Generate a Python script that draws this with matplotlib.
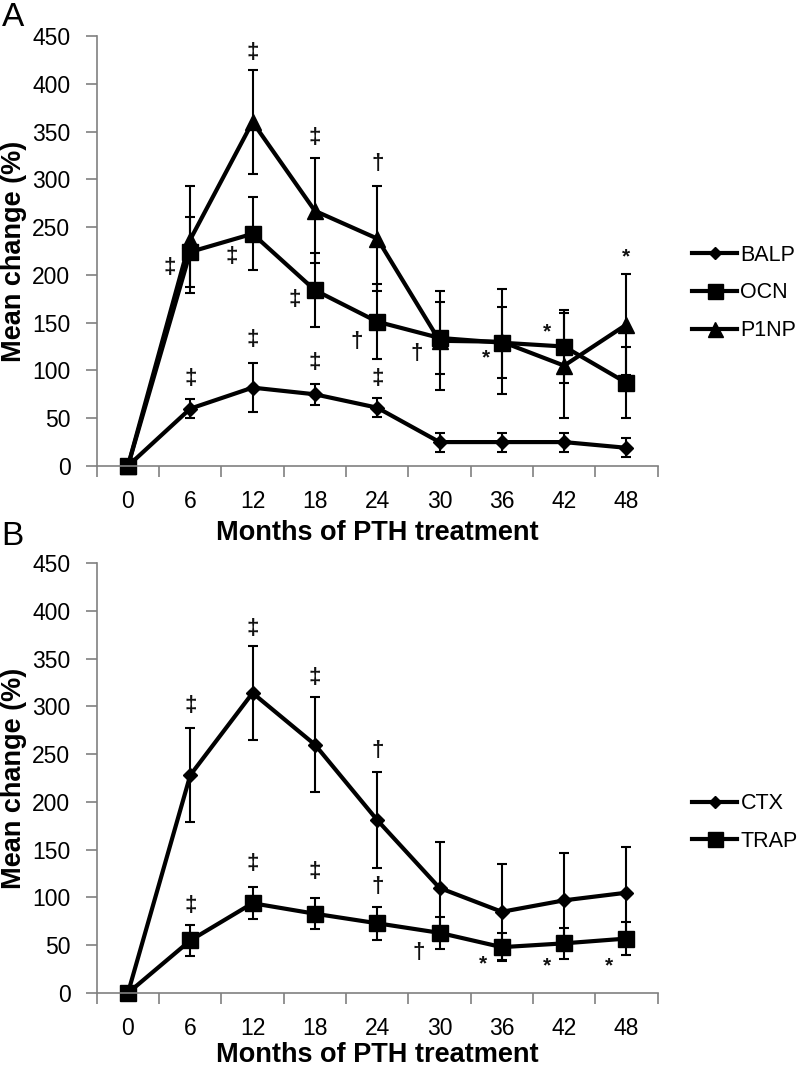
import matplotlib
matplotlib.use("Agg")
import matplotlib.pyplot as plt
import numpy as np

plt.rcParams['font.family'] = ['Liberation Sans', 'DejaVu Sans']

months = ['0', '6', '12', '18', '24', '30', '36', '42', '48']

# panel A - bone formation markers
balp = [0, 60, 82, 75, 61, 25, 25, 25, 19]
balp_err = [0, 10, 26, 11, 10, 10, 10, 10, 10]
ocn = [0, 224, 243, 184, 151, 134, 129, 125, 87]
ocn_err = [0, 37, 38, 39, 39, 38, 37, 38, 37]
p1np = [0, 237, 360, 267, 238, 131, 130, 105, 148]
p1np_err = [0, 56, 54, 55, 55, 52, 55, 55, 53]

# panel B - resorption markers
ctx = [0, 228, 314, 260, 181, 110, 85, 97, 105]
ctx_err = [0, 49, 49, 50, 50, 48, 50, 50, 48]
trap = [0, 55, 94, 83, 73, 63, 48, 52, 57]
trap_err = [0, 16, 17, 16, 17, 17, 15, 16, 17]

# significance marks: (category index, value, symbol)
marks_a = [(0.67, 208, '‡'), (1.67, 219, '‡'), (2.68, 174, '‡'), (3.67, 130, '†'),
           (1.0, 92, '‡'), (2.0, 132, '‡'), (3.0, 108, '‡'), (4.0, 92, '‡'),
           (2.0, 433, '‡'), (3.0, 344, '‡'), (4.0, 317, '†'),
           (4.64, 118, '†'), (5.74, 113, '*'), (6.72, 140, '*'), (8.0, 219, '*')]
marks_b = [(1.0, 301, '‡'), (2.0, 382, '‡'), (3.0, 330, '‡'), (4.0, 254, '†'),
           (1.0, 92, '‡'), (2.0, 136, '‡'), (3.0, 127, '‡'), (4.0, 111, '†'),
           (4.67, 42, '†'), (5.7, 31, '*'), (6.72, 28, '*'), (7.72, 28, '*')]

fig = plt.figure(figsize=(8, 10.68), dpi=100)
ax_a = fig.add_axes([0.121, 0.5637, 0.701, 0.4026])
ax_b = fig.add_axes([0.121, 0.0702, 0.701, 0.4026])

x = np.arange(len(months))
styles = {'D': 7, 's': 12, '^': 12}


def draw(ax, series, marks, legend_y, xlab_y):
    for vals, err, mk, name in series:
        ax.errorbar(x, vals, yerr=err, color='black', lw=3, marker=mk,
                    ms=styles[mk], capsize=3.8, elinewidth=1.5, capthick=1.5,
                    label=name, clip_on=False)
    for xi, yi, s in marks:
        fs = 15 if s == '*' else 16
        ax.text(xi, yi, s, ha='center', va='center', fontsize=fs,
                fontweight='bold', color='#111111')
    ax.set_xlim(-0.5, 8.5)
    ax.set_ylim(0, 450)
    ax.set_yticks(np.arange(0, 451, 50))
    ax.set_xticks(np.arange(-0.5, 9, 1))
    ax.set_xticklabels([])
    ax.set_xticks(x, minor=True)
    ax.set_xticklabels(months, minor=True)
    ax.tick_params(axis='x', which='major', length=8, width=1.2, color='#808080')
    ax.tick_params(axis='x', which='minor', length=0, pad=17, labelsize=16.5)
    ax.tick_params(axis='y', length=8, width=1.2, color='#808080', pad=11,
                   labelsize=16.5)
    for side in ['top', 'right']:
        ax.spines[side].set_visible(False)
    for side in ['left', 'bottom']:
        ax.spines[side].set_color('#808080')
        ax.spines[side].set_linewidth(1.2)
    ax.set_xlabel('Months of PTH treatment', fontsize=19.5, fontweight='bold')
    ax.xaxis.set_label_coords(0.5, xlab_y)
    ax.set_ylabel('Mean change (%)', fontsize=19.5, fontweight='bold')
    ax.yaxis.set_label_coords(-0.125, 0.5)
    handles, labels = ax.get_legend_handles_labels()
    handles = [h[0] for h in handles]
    fig.legend(handles, labels, loc='center left',
               bbox_to_anchor=(0.865, legend_y), frameon=False, fontsize=15.5,
               handlelength=2.1, handletextpad=0.15, labelspacing=0.78,
               borderpad=0, borderaxespad=0, markerscale=0.9)


draw(ax_a, [(balp, balp_err, 'D', 'BALP'), (ocn, ocn_err, 's', 'OCN'),
            (p1np, p1np_err, '^', 'P1NP')], marks_a, 0.7257, -0.125)
draw(ax_b, [(ctx, ctx_err, 'D', 'CTX'), (trap, trap_err, 's', 'TRAP')],
     marks_b, 0.2299, -0.115)

fig.text(0.002, 0.998, 'A', fontsize=24, va='top', ha='left')
fig.text(0.002, 0.512, 'B', fontsize=24, va='top', ha='left')

fig.savefig('out.png', dpi=100)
• • • • • • •
Given request
Extract, word for word, each line from the top of the data down to and including the line with "trap_err = [0, 16, 17, 16, 17, 17, 15, 16, 17]"; skip the pictures.

Correct answer
Generate a Python script that draws this with matplotlib.
import matplotlib
matplotlib.use("Agg")
import matplotlib.pyplot as plt
import numpy as np

plt.rcParams['font.family'] = ['Liberation Sans', 'DejaVu Sans']

months = ['0', '6', '12', '18', '24', '30', '36', '42', '48']

# panel A - bone formation markers
balp = [0, 60, 82, 75, 61, 25, 25, 25, 19]
balp_err = [0, 10, 26, 11, 10, 10, 10, 10, 10]
ocn = [0, 224, 243, 184, 151, 134, 129, 125, 87]
ocn_err = [0, 37, 38, 39, 39, 38, 37, 38, 37]
p1np = [0, 237, 360, 267, 238, 131, 130, 105, 148]
p1np_err = [0, 56, 54, 55, 55, 52, 55, 55, 53]

# panel B - resorption markers
ctx = [0, 228, 314, 260, 181, 110, 85, 97, 105]
ctx_err = [0, 49, 49, 50, 50, 48, 50, 50, 48]
trap = [0, 55, 94, 83, 73, 63, 48, 52, 57]
trap_err = [0, 16, 17, 16, 17, 17, 15, 16, 17]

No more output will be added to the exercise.